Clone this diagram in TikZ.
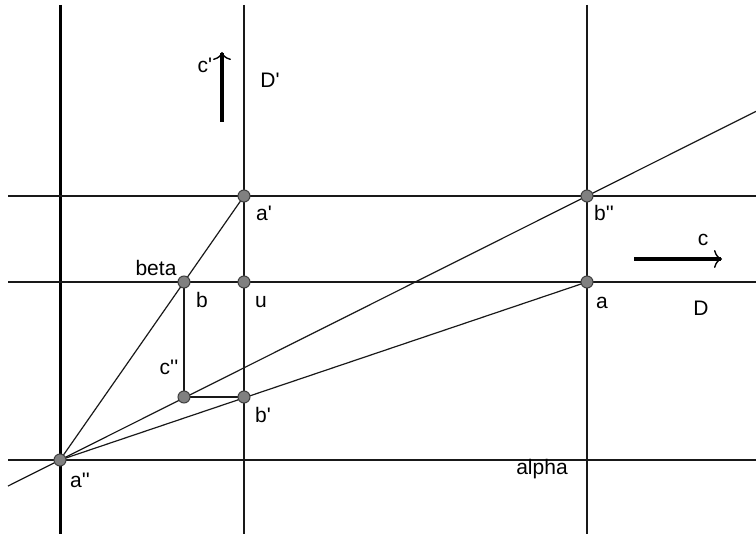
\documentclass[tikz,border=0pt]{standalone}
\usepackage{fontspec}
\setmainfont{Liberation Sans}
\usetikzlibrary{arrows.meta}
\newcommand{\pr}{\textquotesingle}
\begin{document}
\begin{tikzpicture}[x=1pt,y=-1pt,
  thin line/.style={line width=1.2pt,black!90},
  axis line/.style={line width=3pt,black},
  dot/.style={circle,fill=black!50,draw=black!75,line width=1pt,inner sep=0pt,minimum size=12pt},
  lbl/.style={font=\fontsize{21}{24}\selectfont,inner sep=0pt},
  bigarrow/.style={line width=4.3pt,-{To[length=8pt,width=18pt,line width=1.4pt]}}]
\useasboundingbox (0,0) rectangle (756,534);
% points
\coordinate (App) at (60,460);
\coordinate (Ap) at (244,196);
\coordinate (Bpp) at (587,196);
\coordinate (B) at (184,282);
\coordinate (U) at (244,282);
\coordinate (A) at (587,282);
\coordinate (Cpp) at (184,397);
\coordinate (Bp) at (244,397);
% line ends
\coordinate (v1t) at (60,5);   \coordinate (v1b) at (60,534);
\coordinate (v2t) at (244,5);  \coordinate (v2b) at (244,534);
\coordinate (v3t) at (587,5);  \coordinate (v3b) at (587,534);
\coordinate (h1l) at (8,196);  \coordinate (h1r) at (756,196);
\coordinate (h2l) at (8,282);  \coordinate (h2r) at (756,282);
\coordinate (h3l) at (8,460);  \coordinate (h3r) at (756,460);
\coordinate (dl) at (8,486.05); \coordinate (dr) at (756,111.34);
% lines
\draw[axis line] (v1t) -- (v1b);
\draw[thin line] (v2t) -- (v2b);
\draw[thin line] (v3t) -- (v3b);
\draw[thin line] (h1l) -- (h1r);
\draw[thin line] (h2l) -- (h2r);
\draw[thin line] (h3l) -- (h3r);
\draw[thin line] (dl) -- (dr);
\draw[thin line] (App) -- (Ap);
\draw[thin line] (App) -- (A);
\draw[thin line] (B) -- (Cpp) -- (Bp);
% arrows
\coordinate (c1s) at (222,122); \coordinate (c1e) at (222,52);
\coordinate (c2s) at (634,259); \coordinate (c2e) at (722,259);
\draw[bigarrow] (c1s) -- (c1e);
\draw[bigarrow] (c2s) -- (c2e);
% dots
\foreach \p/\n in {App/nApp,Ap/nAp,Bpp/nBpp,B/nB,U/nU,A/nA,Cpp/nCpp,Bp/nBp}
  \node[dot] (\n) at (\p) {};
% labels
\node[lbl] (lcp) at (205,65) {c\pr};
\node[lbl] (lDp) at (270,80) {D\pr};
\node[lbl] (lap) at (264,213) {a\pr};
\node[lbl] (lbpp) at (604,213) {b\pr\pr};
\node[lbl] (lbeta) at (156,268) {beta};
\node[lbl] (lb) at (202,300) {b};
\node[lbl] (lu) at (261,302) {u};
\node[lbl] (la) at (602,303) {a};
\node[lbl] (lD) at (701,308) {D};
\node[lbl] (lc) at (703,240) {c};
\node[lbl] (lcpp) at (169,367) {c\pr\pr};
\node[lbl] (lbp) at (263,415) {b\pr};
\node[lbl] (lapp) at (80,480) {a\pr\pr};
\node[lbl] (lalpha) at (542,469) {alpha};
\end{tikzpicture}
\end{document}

════════════════════

▶ WHAT IS EXPECTED:
Transcribe the preceding listing in its entirety and with exact wording, leaving out pictures.

▶ RESULT FOR THIS EXERCISE:
Clone this diagram in TikZ.
\documentclass[tikz,border=0pt]{standalone}
\usepackage{fontspec}
\setmainfont{Liberation Sans}
\usetikzlibrary{arrows.meta}
\newcommand{\pr}{\textquotesingle}
\begin{document}
\begin{tikzpicture}[x=1pt,y=-1pt,
  thin line/.style={line width=1.2pt,black!90},
  axis line/.style={line width=3pt,black},
  dot/.style={circle,fill=black!50,draw=black!75,line width=1pt,inner sep=0pt,minimum size=12pt},
  lbl/.style={font=\fontsize{21}{24}\selectfont,inner sep=0pt},
  bigarrow/.style={line width=4.3pt,-{To[length=8pt,width=18pt,line width=1.4pt]}}]
\useasboundingbox (0,0) rectangle (756,534);
% points
\coordinate (App) at (60,460);
\coordinate (Ap) at (244,196);
\coordinate (Bpp) at (587,196);
\coordinate (B) at (184,282);
\coordinate (U) at (244,282);
\coordinate (A) at (587,282);
\coordinate (Cpp) at (184,397);
\coordinate (Bp) at (244,397);
% line ends
\coordinate (v1t) at (60,5);   \coordinate (v1b) at (60,534);
\coordinate (v2t) at (244,5);  \coordinate (v2b) at (244,534);
\coordinate (v3t) at (587,5);  \coordinate (v3b) at (587,534);
\coordinate (h1l) at (8,196);  \coordinate (h1r) at (756,196);
\coordinate (h2l) at (8,282);  \coordinate (h2r) at (756,282);
\coordinate (h3l) at (8,460);  \coordinate (h3r) at (756,460);
\coordinate (dl) at (8,486.05); \coordinate (dr) at (756,111.34);
% lines
\draw[axis line] (v1t) -- (v1b);
\draw[thin line] (v2t) -- (v2b);
\draw[thin line] (v3t) -- (v3b);
\draw[thin line] (h1l) -- (h1r);
\draw[thin line] (h2l) -- (h2r);
\draw[thin line] (h3l) -- (h3r);
\draw[thin line] (dl) -- (dr);
\draw[thin line] (App) -- (Ap);
\draw[thin line] (App) -- (A);
\draw[thin line] (B) -- (Cpp) -- (Bp);
% arrows
\coordinate (c1s) at (222,122); \coordinate (c1e) at (222,52);
\coordinate (c2s) at (634,259); \coordinate (c2e) at (722,259);
\draw[bigarrow] (c1s) -- (c1e);
\draw[bigarrow] (c2s) -- (c2e);
% dots
\foreach \p/\n in {App/nApp,Ap/nAp,Bpp/nBpp,B/nB,U/nU,A/nA,Cpp/nCpp,Bp/nBp}
  \node[dot] (\n) at (\p) {};
% labels
\node[lbl] (lcp) at (205,65) {c\pr};
\node[lbl] (lDp) at (270,80) {D\pr};
\node[lbl] (lap) at (264,213) {a\pr};
\node[lbl] (lbpp) at (604,213) {b\pr\pr};
\node[lbl] (lbeta) at (156,268) {beta};
\node[lbl] (lb) at (202,300) {b};
\node[lbl] (lu) at (261,302) {u};
\node[lbl] (la) at (602,303) {a};
\node[lbl] (lD) at (701,308) {D};
\node[lbl] (lc) at (703,240) {c};
\node[lbl] (lcpp) at (169,367) {c\pr\pr};
\node[lbl] (lbp) at (263,415) {b\pr};
\node[lbl] (lapp) at (80,480) {a\pr\pr};
\node[lbl] (lalpha) at (542,469) {alpha};
\end{tikzpicture}
\end{document}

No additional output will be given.